Journal of virology 2017 01 25() pii 10.1128/JVI.00064-17
Open reading frame virion infectivity factor (Vif) is conserved among most lentiviruses. Vif molecules contribute to viral replication by inactivating host anti-viral factors, the APOBEC3 cytidine deaminases. However, various species of lentiviral Vif proteins have evolved different strategies for overcoming host APOBEC3. Whether different species of lentiviral Vif proteins still preserve certain common features has not been reported. Here, we show for the first time that diverse lentiviral Vif molecules maintain the ability to interact with the HIV-1 Gag precursor (Pr55(Gag)) polyprotein. Surprisingly, BIV Vif, but not HIV-1 Vif, interfered with HIV-1 production and viral infectivity even in the absence of APOBEC3. Further analysis revealed that BIV Vif demonstrated an enhanced interaction with Pr55(Gag) when compared to HIV-1 Vif, and BIV Vif defective for the Pr55(Gag) interaction lost its ability to inhibit HIV-1. The C-terminal region of CA and the p2 region of Pr55(Gag), which are important for virus assembly and maturation, were involved in the interaction. Transduction of CD4(+) T cells with BIV Vif blocked HIV-1 replication. Thus, the conserved Vif-Pr55(Gag) interaction provides a potential target for the future development of anti-viral strategies.
The conserved Vif accessory proteins of primate lentiviruses HIV-1, SIV, and BIV all form ubiquitin ligase complexes to target host antiviral APOBEC3 proteins for degradation, with different cellular requirements and using different molecular mechanisms. Here we demonstrate that BIV Vif can interfere with HIV-1 Gag maturation and suppress HIV-1 replication through interaction with the precursor of the Gag (Pr55(Gag)) of HIV-1 in virus-producing cells. Moreover, the HIV-1 and SIV Vif proteins are conserved in terms of their interactions with HIV-1 Pr55(Gag), although HIV-1 Vif proteins bind Pr55(Gag) less efficiently than do those of BIV Vif.
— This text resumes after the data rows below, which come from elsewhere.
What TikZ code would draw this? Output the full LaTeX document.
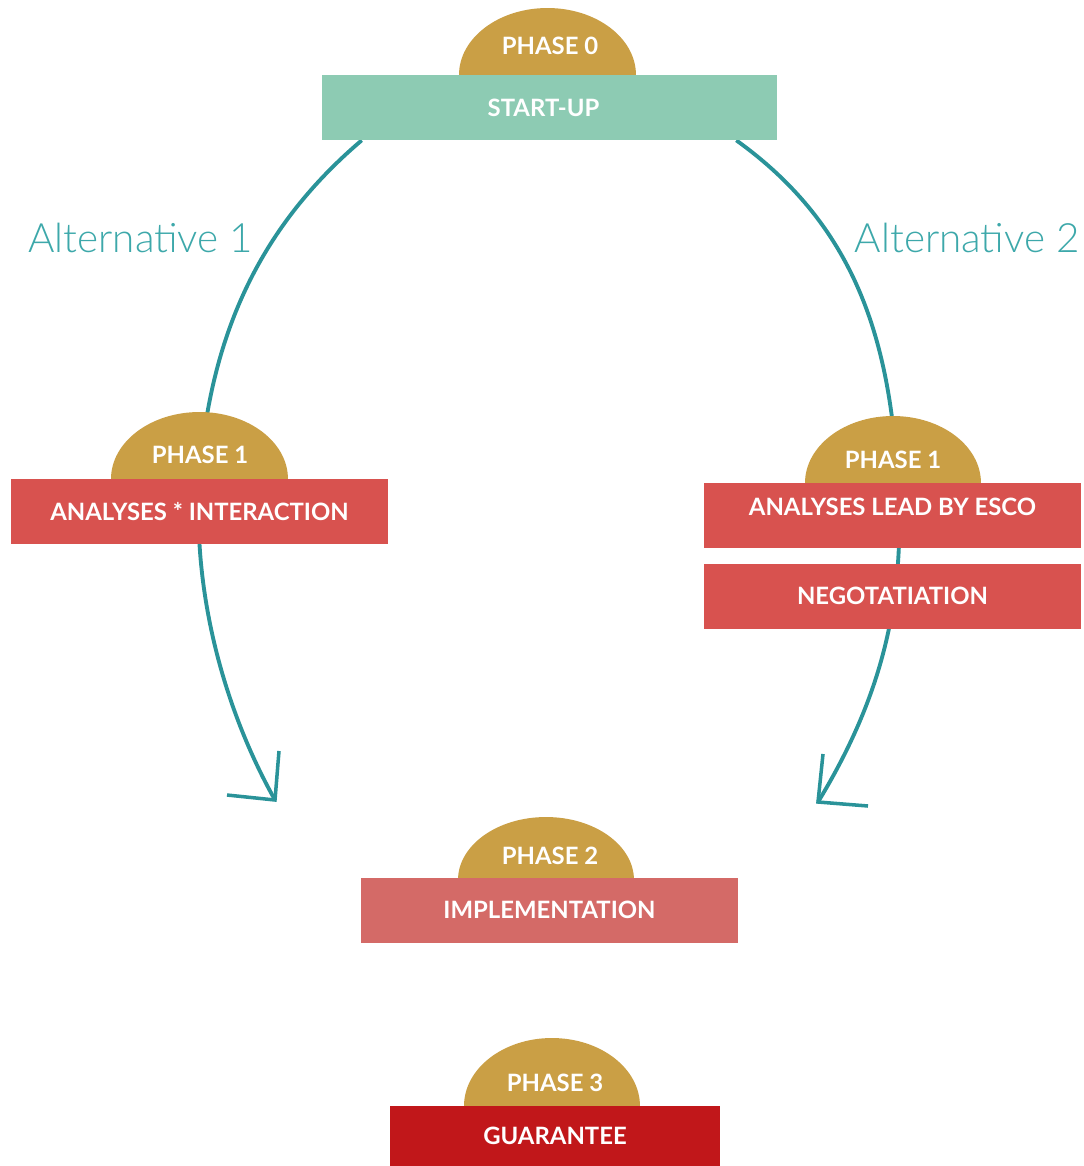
\documentclass[tikz,border=0pt]{standalone}
\usepackage{fontspec}
\setmainfont{Lato}
\newfontfamily\altfont{Lato Light}
\usetikzlibrary{positioning}
\definecolor{phaseGold}{HTML}{CA9F45}
\definecolor{startTeal}{HTML}{8DCBB3}
\definecolor{phaseRed}{HTML}{D8524F}
\definecolor{implRed}{HTML}{D46A67}
\definecolor{guaranteeRed}{HTML}{C1171A}
\definecolor{curveTeal}{HTML}{2A9399}
\definecolor{altTeal}{HTML}{3DA8AA}

\begin{document}
\begin{tikzpicture}[%%
  x=0.02cm,y=-0.02cm,%%
  curveStyle/.style={draw=curveTeal,line width=2.2pt},%%
  headStyle/.style={draw=curveTeal,line width=2pt},%%
  domeStyle/.style={fill=phaseGold},%%
  boxStyle/.style={minimum width=7.54cm,minimum height=1.3cm,inner sep=0pt,%%
    text=white,font=\bfseries\fontsize{13.6}{16}\selectfont},%%
  phaseStyle/.style={inner sep=0pt,text=white,font=\bfseries\fontsize{13.6}{16}\selectfont},%%
  altStyle/.style={inner sep=0pt,text=altTeal,font=\altfont\fontsize{23}{27}\selectfont}%%
]
%%
\useasboundingbox (0,0) rectangle (1084,1166);
%%
%% Free ends of the two alternatives.
\coordinate (tipLeft) at (275,800);
\coordinate (tipRight) at (818,802);
%%
%% The boxes (drawn later on top) need names for the curves.
\path (549.5,107.5) node[boxStyle,minimum width=9.1cm] (startup) {};
%%
%% Alternative 1.
\draw[curveStyle] ([xshift=0.8cm]startup.south west)
  .. controls (262,225) and (212,330) .. (200,470)
  .. controls (190,600) and (230,720) .. (tipLeft);
\draw[headStyle] ([shift={(-48,-5)}]tipLeft) -- (tipLeft) -- ([shift={(4,-49)}]tipLeft);
%% Alternative 2.
\draw[curveStyle] ([xshift=-0.82cm]startup.south east)
  .. controls (850,222) and (888,330) .. (897,470)
  .. controls (908,600) and (880,700) .. (tipRight);
\draw[headStyle] ([shift={(50,4)}]tipRight) -- (tipRight) -- ([shift={(5,-48)}]tipRight);
%%
%% The domes.
\fill[domeStyle] (459,75) arc[start angle=180,end angle=0,x radius=1.77cm,y radius=1.34cm];
\fill[domeStyle] (111,479) arc[start angle=180,end angle=0,x radius=1.77cm,y radius=1.34cm];
\fill[domeStyle] (805,483) arc[start angle=180,end angle=0,x radius=1.76cm,y radius=1.34cm];
\fill[domeStyle] (458,880) arc[start angle=180,end angle=0,x radius=1.76cm,y radius=1.26cm];
\fill[domeStyle] (464,1106) arc[start angle=180,end angle=0,x radius=1.76cm,y radius=1.36cm];
%%
%% The boxes.
\node[boxStyle,fill=startTeal,minimum width=9.1cm] (startupBox) at (startup) {\hspace{-0.24cm}START-UP};
\node[boxStyle,fill=phaseRed] (analysesInteraction) at (199.5,511.5) {ANALYSES * INTERACTION};
\node[boxStyle,fill=phaseRed,text depth=0.33cm] (analysesEsco) at (892.5,515.5) {ANALYSES LEAD BY ESCO};
\node[boxStyle,fill=phaseRed,below=0.3cm of analysesEsco] (negotiation) {NEGOTATIATION};
\node[boxStyle,fill=implRed] (implementation) at (549.5,910) {IMPLEMENTATION};
\node[boxStyle,fill=guaranteeRed,minimum width=6.6cm,minimum height=1.2cm] (guarantee) at (555,1136) {GUARANTEE};
%%
%% The phase labels.
\node[phaseStyle] (phaseZero) at (550,46) {PHASE 0};
\node[phaseStyle] (phaseOneLeft) at (200,455) {PHASE 1};
\node[phaseStyle] (phaseOneRight) at (893,460) {PHASE 1};
\node[phaseStyle] (phaseTwo) at (550,856) {PHASE 2};
\node[phaseStyle] (phaseThree) at (555,1083) {PHASE 3};
%%
%% The alternatives.
\node[altStyle,anchor=base west] (altOne) at (28,252) {Alternative 1};
\node[altStyle,anchor=base east] (altTwo) at (1080,252) {Alternative 2};
\end{tikzpicture}
\end{document}
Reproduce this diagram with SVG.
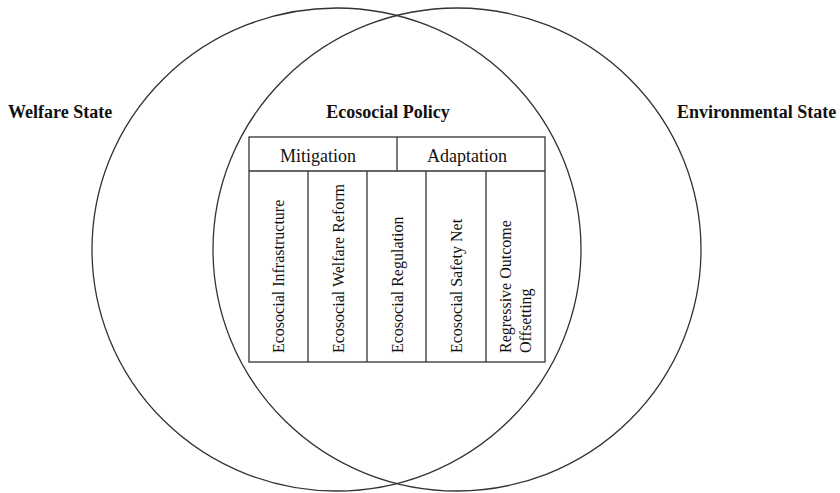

Our research not only sheds new light on this feature of these conserved lentiviral Vif proteins but also provides a formerly unrecognized target for the development of anti-viral strategies. Since increasing the Vif-Pr55(Gag) interaction could potentially suppress virus proliferation, this approach could offer a new strategy for the development of HIV inhibitors.